Searching for the obvious, in all the wrong places

Thursday, April 9th, 2009

It’s been a few months now since you’ve had a half decent book review from me, although some would question whether there has ever been a decent one ever. So I thought I better catch up on my reading.

And who better to read than Jack Trout and his most recent book, In Search of the Obvious. I picked it up while waiting to travel back from my recent visit to the IDI conference organised by the marvelous DMI crew in New York recently. For those of you who didn’t attend, it was a fascinating day. For me a good conference should always have a little bit of stuff that makes you go “hmmm…I never thought of that” and a little bit of something that makes you go “you have to be kidding.” IDI had all of that.

But, rather stupidly on the flight back, I checked in my copy of Inside Steve’s Brian, the story of Steve Job’s and his rise, fall and rise again. We will leave that for another day. Instead I rushed into Borders before getting on my plane in search of something, anything, to keep me amused. And in my usual way I saw this book in a prominent, eye level position in the business section and picked it up.

I have read some of his other books before and his 22 Immutable Laws of Marketing sits half read on a shelf in my office. Fortunately, having read this book I think I can pretty much say I don’t need to finish that or read any of his other stuff.

Let me do the review bit first. If you don’t like book reviews you can skip the next paragraph, then I will do some thinking you can take to the bank based on the book.

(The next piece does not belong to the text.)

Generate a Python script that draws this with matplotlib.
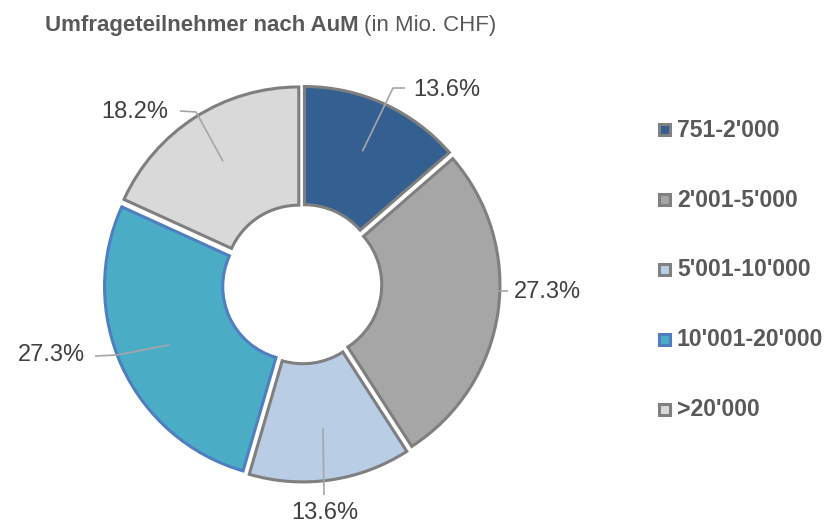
import matplotlib
matplotlib.use("Agg")
import matplotlib.pyplot as plt
from matplotlib.patches import Rectangle
import numpy as np

categories = ["751-2'000", "2'001-5'000", "5'001-10'000", "10'001-20'000", ">20'000"]
values = [13.6, 27.3, 13.6, 27.3, 18.2]
label_texts = ["13.6%", "27.3%", "13.6%", "27.3%", "18.2%"]
colors = ["#335f91", "#a6a6a6", "#b9cde5", "#4bacc6", "#d9d9d9"]
edges = ["#7f7f7f", "#7f7f7f", "#7f7f7f", "#4f7fc0", "#7f7f7f"]

W, H = 832, 524
CX, CY, U = 302, 284, 197.0   # pixel centre and pixels per data unit

def d(px, py):
    return ((px - CX) / U, (CY - py) / U)

fig = plt.figure(figsize=(W / 100, H / 100), dpi=100)
plt.rcParams['font.family'] = ['Liberation Sans', 'DejaVu Sans']
ax = fig.add_axes([0, 0, 1, 1])

wedges, _ = ax.pie(values, colors=colors, startangle=90, counterclock=False,
                   radius=0.975, explode=[0.03] * 5,
                   wedgeprops=dict(width=0.6, linewidth=2.2, edgecolor="#7f7f7f"))
for w, ec in zip(wedges, edges):
    w.set_edgecolor(ec)

ax.set_aspect('auto')
ax.set_xlim(-CX / U, (W - CX) / U)
ax.set_ylim(-(H - CY) / U, CY / U)
ax.axis('off')

# leader lines + labels
# (elbow point, end point, text anchor, ha, va) in pixel coords
layout = [
    ((393, 88), (405, 88), (413, 90), 'left', 'center'),
    ((497, 291), (508, 291), (514, 292), 'left', 'center'),
    ((324, 495), (324, 495), (325, 513), 'center', 'center'),
    ((117, 355), (95, 356), (85, 355), 'right', 'center'),
    ((196, 112), (180, 111), (168, 112), 'right', 'center'),
]
cum = np.cumsum([0] + values[:-1])
total = sum(values)
for i, (v, c0) in enumerate(zip(values, cum)):
    mid = np.deg2rad(90 - (c0 + v / 2) / total * 360)
    p0 = (0.74 * np.cos(mid), 0.74 * np.sin(mid))
    e, en, t, ha, va = layout[i]
    p1, p2, pt = d(*e), d(*en), d(*t)
    ax.plot([p0[0], p1[0], p2[0]], [p0[1], p1[1], p2[1]], color="#a6a6a6", lw=1.2,
            solid_capstyle='butt', zorder=5)
    ax.text(pt[0], pt[1], label_texts[i], ha=ha, va=va, fontsize=17, color="#404040")

# legend (manual)
leg_y = [129, 199, 269, 339, 409]
for lab, col, ec, y in zip(categories, colors, edges, leg_y):
    x0, y0 = d(658.5, y + 5.5)
    ax.add_patch(Rectangle((x0, y0), 11 / U, 11 / U, facecolor=col,
                           edgecolor=ec if ec != "#7f7f7f" else "#808080",
                           lw=2.2, clip_on=False))
    tx, ty = d(677, y + 1)
    ax.text(tx, ty, lab, ha='left', va='center', fontsize=16.6, fontweight='bold', color="#595959")

# title
t1 = fig.text(45 / W, 1 - 31 / H, "Umfrageteilnehmer nach AuM", fontsize=16, fontweight='bold',
              color="#595959", ha='left', va='baseline')
fig.canvas.draw()
bb = t1.get_window_extent()
fig.text((bb.x1 + 5) / W, 1 - 31 / H, "(in Mio. CHF)", fontsize=16, color="#595959",
         ha='left', va='baseline')

fig.savefig("out.png", dpi=100)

So to me, the book felt like a combination of new and interesting takes on some old ideas. In order to get to that stuff you have to read a lot of regurgitation of these ideas (cheap copy to write because you just copy the stuff you wrote before and paste it again, then sell it as new) and some clear swipes at campaigns and companies that he doesn’t approve of (or pitches he didn’t win?). It’s a great book, but you have to bare with it, in the same way as you bare with my rambling in these articles. Did I mention how cheap it is to regurgitate copy because you just have to copy the stuff you write before? Oh, I did. On a side note I should say that whoever edited the book should have been shot. But that doesn’t make it a bad book.

OK, so this is the bit you can take to the bank, courtesy of Mr Trout. Fundamentally, what the book is about is simplicity in Marketing. What Jack Trout says is that bored marketers spend too much time and energy trying to justify their position to Boards that really only care about this quarters numbers. As a result they tinker.

Trout points to the proliferation of Coke Brands, Mercedes Benz Vehicle ranges and GM’s demise as examples of fidgety marketing departments.

The thesis is to keep things simple. If you are the Real Thing then keep it real. If you are the Ultimate Driving machine, don’t play with it. If Safety is what you do in cars (Volvo), then why create a sports car or a convertible. It all about as relevant as a Manbag.

In between these pages there is some genius stuff that some of the speakers at IDI could really have used. Often, as marketers we spend time trying to think of new and complicated ways to get our message over when, actually what we should be doing it trying to find simple ways to get simple messages over. Twitter, facebook and WOMM are all clever, but getting overly clever about those campaigns will not help a company succeed.

If you are a Newsweek or an HBR or a Nikkei, all of whom presented at IDI, then reading In Search of the Obvious is for you. Sitting in the audience I could not help but believe I was watching the beginning of the end of these organizations. They seem to have forgotten what it is they do and why people subscribe to them. To me it seems obvious and their value proposition also seemed obvious. They own content and great creative writing. If you are HBR, you own some of the most respected comment in the business world; people want to know what you have. You aren’t going to sell more subscriptions by cheapening that brand; you are going to sell them by connecting readers to the content. I subscribed to HBR because it connected me to a body of thinking, not because of the special offer. I stopped subscribing when I stopped reading; I stopped reading because I didn’t connect.

In short, looking for the obvious, the blindingly obvious is not a bad think, it’s a good think. Cutting back to what is simple is not a sign of weakness; it’s a sign of strength. You should dream of being able so simple.